Corría el rumor de que un viñedo templario cercano había quedado desierto: habían expulsado a todos los peones y habían detenido a los nobles. Era solo cuestión de tiempo que los hombres del rey regresaran, Bartolomé estaba convencido de ello. Una noche, cuando el monasterio estaba en silencio y todos dormían, abrió un hueco en una pared de adobe y cañas de la sala capitular y ocultó el valioso manuscrito en el interior. Antes de guardarlo, miró la última página, y aunque estaba cifrada, recordó las palabras que había escrito.

A vos que sois capaz de leer este libro y entender su significado, os envío nuevas de un pobre monje que vivió doscientos veinte años y que habría vivido incluso más si los reyes y los papas no hubieran conspirado contra las buenas obras de los templarios, la Sagrada Orden noblemente fundada por mi amado hermano san Bernardo de Claraval. Utilizad este libro como yo, para vivir una vida larga y pródiga al servicio de nuestro Señor Jesucristo. Honradlo como yo Lo he honrado. Amadlo como yo Lo he amado. Deseo que disfrutéis de una vida larga y buena. Y que recéis una oración por vuestro pobre sirviente, Bartolomé, que abandonó esta tierra siendo un hombre anciano con un corazón joven.

Cuando acabó de enlucir la pared oyó el ladrido de los perros y el relincho de los caballos en los establos.

Se acercaban hombres.

Iban a por él. Iban a por todos ellos.

Si dirigió a toda prisa a la capilla para rezar una última oración antes de que se lo llevaran para darle muerte.

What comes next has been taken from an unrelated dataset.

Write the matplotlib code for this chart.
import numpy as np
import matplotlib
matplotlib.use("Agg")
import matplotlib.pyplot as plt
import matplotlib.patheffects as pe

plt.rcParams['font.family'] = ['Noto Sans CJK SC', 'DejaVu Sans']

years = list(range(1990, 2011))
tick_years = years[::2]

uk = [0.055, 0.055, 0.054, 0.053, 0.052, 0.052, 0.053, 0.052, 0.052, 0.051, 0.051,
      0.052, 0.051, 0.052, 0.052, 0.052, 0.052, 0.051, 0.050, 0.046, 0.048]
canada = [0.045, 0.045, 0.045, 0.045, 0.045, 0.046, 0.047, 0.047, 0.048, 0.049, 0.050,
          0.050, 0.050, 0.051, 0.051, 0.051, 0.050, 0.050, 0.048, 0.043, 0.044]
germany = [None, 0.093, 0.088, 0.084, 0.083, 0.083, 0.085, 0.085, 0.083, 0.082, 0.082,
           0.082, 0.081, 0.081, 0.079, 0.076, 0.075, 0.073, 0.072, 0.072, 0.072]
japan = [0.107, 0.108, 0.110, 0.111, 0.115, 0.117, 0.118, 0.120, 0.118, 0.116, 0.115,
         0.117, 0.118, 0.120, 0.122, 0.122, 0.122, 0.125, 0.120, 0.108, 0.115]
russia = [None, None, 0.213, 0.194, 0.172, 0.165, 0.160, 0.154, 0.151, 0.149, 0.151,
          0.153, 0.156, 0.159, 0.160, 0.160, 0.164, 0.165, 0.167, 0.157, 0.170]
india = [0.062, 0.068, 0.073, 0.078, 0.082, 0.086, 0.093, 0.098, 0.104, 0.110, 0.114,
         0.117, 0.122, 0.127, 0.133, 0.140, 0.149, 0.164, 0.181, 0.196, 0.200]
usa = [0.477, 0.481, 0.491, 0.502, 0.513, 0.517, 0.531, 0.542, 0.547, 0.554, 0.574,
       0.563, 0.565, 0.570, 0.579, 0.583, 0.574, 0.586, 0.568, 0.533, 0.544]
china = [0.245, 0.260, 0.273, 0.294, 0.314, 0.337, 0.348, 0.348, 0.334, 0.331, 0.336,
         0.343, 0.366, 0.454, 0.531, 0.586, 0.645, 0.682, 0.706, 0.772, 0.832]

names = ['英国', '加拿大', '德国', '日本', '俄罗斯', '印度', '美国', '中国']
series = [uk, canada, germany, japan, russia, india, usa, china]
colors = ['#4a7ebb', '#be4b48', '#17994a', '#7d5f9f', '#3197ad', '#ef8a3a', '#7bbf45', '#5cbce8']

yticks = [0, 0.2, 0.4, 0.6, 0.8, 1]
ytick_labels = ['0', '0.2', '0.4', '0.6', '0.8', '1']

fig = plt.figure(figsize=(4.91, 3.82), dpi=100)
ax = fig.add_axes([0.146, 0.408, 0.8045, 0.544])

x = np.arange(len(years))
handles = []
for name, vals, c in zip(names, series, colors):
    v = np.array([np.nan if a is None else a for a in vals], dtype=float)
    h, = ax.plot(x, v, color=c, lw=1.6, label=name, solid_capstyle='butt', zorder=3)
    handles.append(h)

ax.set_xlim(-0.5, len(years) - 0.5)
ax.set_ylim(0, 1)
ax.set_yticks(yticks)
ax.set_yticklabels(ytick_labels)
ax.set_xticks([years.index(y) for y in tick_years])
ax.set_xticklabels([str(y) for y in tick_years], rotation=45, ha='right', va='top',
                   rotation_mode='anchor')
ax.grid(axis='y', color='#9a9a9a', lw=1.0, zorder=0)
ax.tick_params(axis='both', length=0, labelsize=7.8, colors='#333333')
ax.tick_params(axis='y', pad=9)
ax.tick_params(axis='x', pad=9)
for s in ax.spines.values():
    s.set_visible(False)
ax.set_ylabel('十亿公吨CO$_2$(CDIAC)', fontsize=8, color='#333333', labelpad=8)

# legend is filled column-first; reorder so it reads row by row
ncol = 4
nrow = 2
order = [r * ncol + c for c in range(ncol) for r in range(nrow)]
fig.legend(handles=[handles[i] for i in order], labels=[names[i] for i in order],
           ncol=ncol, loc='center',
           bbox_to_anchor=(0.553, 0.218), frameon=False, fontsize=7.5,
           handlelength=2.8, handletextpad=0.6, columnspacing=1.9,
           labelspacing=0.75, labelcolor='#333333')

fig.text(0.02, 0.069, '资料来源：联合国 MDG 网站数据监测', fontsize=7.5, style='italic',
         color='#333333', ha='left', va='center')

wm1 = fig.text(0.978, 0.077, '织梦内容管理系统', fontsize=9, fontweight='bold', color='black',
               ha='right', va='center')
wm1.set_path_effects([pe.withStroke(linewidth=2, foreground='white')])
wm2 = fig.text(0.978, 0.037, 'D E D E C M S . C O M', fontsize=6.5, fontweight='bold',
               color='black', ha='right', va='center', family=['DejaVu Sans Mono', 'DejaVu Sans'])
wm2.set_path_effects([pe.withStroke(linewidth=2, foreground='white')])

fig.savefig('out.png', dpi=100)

Mientras los soldados cruzaban las puertas de la abadía, un monje atravesaba tan rápido como podía el prado de hierba alta iluminado por la lluvia que había detrás de la abadía. Se había despojado de su hábito y del crucifijo y vestía como un simple herrero con un sayo, calzas y un blusón. Se escondió cerca del río y a la luz de la mañana se presentó ante la buena gente de Ruac como un hombre muy trabajador y temeroso de Dios.

Y si se mostraban reacios a aceptarlo, les revelaría un secreto que sin duda les interesaría. De eso, Michel de Bonnet, antiguo hermano Michel de la abadía de Ruac, no tenía ninguna duda.

Capítulo 32

Jueves por la noche

I
saak leyó las últimas palabras del manuscrito y, cuando acabó, el silencio inundó la línea telefónica.

—¿Sigues ahí, Luc?

Luc estaba en el taxi, a pocas manzanas del hotel. Las aceras estaban abarrotadas de gente que volvía a casa, que salía.

—Sí, estoy aquí.

Su mente escupía fragmentos.

El bisonte de Ruac.

El largo cuello de Sara.

Un coche que intentaba atropellarlos en una calle oscura de Cambridge.

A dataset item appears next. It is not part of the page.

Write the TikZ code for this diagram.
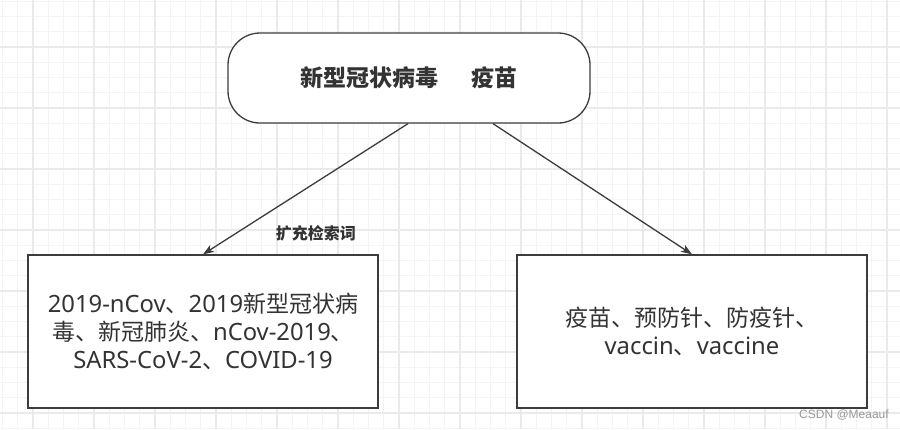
\documentclass[tikz,border=0pt]{standalone}
\usepackage{fontspec}
\setmainfont{Noto Sans}
\newfontfamily\cjk{Noto Sans CJK SC}
\newfontfamily\wmfont{Liberation Sans}
\newcommand\zh[1]{{\cjk\fontsize{23}{28}\selectfont #1}}
\usetikzlibrary{arrows.meta,calc}
\definecolor{ink}{HTML}{333333}
\definecolor{edgecol}{HTML}{3C3C3C}
\definecolor{gminor}{HTML}{F4F4F4}
\definecolor{gmajor}{HTML}{EAEAEA}
\begin{document}
\begin{tikzpicture}[x=1pt,y=-1pt,
  box/.style={draw=edgecol, line width=1.3pt, fill=white, text=ink, align=center, inner sep=0pt},
  boxtext/.style={font=\fontsize{23.8}{28}\selectfont},
  arr/.style={draw=edgecol, line width=1.3pt, -{Stealth[length=11pt,width=8pt,inset=3pt]}},
  elabel/.style={text=ink, font=\cjk\bfseries\fontsize{16}{18}\selectfont, inner sep=0pt},
  minorline/.style={draw=gminor, line width=1pt},
  majorline/.style={draw=gmajor, line width=1.3pt}]
\useasboundingbox (0,0) rectangle (900,429);
\fill[white] (0,0) rectangle (900,429);
% grid
\foreach \i in {0,...,58} { \path[minorline] ({2.5+15.25*\i},0) -- ({2.5+15.25*\i},429); }
\foreach \i in {0,...,28} { \path[minorline] (0,{1.25+15.25*\i}) -- (900,{1.25+15.25*\i}); }
\foreach \i in {0,...,14} { \path[majorline] ({33+61*\i},0) -- ({33+61*\i},429); }
\foreach \i in {0,...,6} { \path[majorline] (0,{47+61*\i}) -- (900,{47+61*\i}); }
% nodes
\node[box, rounded corners=32pt, minimum width=362pt, minimum height=90pt,
      font=\cjk\bfseries\fontsize{23}{26}\selectfont] (top) at (409,78) {新型冠状病毒\hspace{34pt}疫苗};
\node[box, boxtext, minimum width=350pt, minimum height=153pt] (left) at (203,331.5)
  {2019-nCov\zh{、}2019\zh{新型冠状病}\\\zh{毒、新冠肺炎、}nCov-2019\zh{、}\\SARS-CoV-2\zh{、}COVID-19};
\node[box, boxtext, minimum width=350pt, minimum height=153pt] (right) at (692,331.5)
  {\zh{疫苗、预防针、防疫针、}\\vaccin\zh{、}vaccine};
% connectors
\draw[arr] ($(top.south)+(-1,0)$) -- node[elabel, pos=0.84, xshift=80pt] (lab) {扩充检索词} (left.north);
\draw[arr] ($(top.south)+(84,0)$) -- (right.north);
% watermark
\node[text=black!40, font=\wmfont\fontsize{12}{14}\selectfont, inner sep=0pt] (wm) at (844,415) {CSDN @Meaauf};
\end{tikzpicture}
\end{document}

Pierre tirado boca abajo en el suelo de la cueva.

Doscientos veinte años.

Templarios.

El grabado de San Bernardo en una cubierta de piel roja.

Una explosión y una columna de humo a lo lejos.

Picrato.

Hugo riendo.

Hugo muerto.

El cuerpo de Zvi destrozado sobre las rocas.

La expresión de desdén de Bonnet.

La décima sala.

Sara.

De pronto todo encajó. Fue como el momento en que un matemático soluciona un teorema y escribe en su libreta: QED.
Quod erat demonstrandum
.

Se ha demostrado.

—¿Tienes coche? —preguntó Luc.

—Sí, claro.

—¿Me lo prestas?

El móvil de Luc vibró. Estaba recibiendo otra llamada. Se lo apartó del oído un momento para ver quién era.

Sara Mallory.

El corazón le dio un vuelco. Apretó el botón de responder sin avisar a Isaak de que iba a cortar.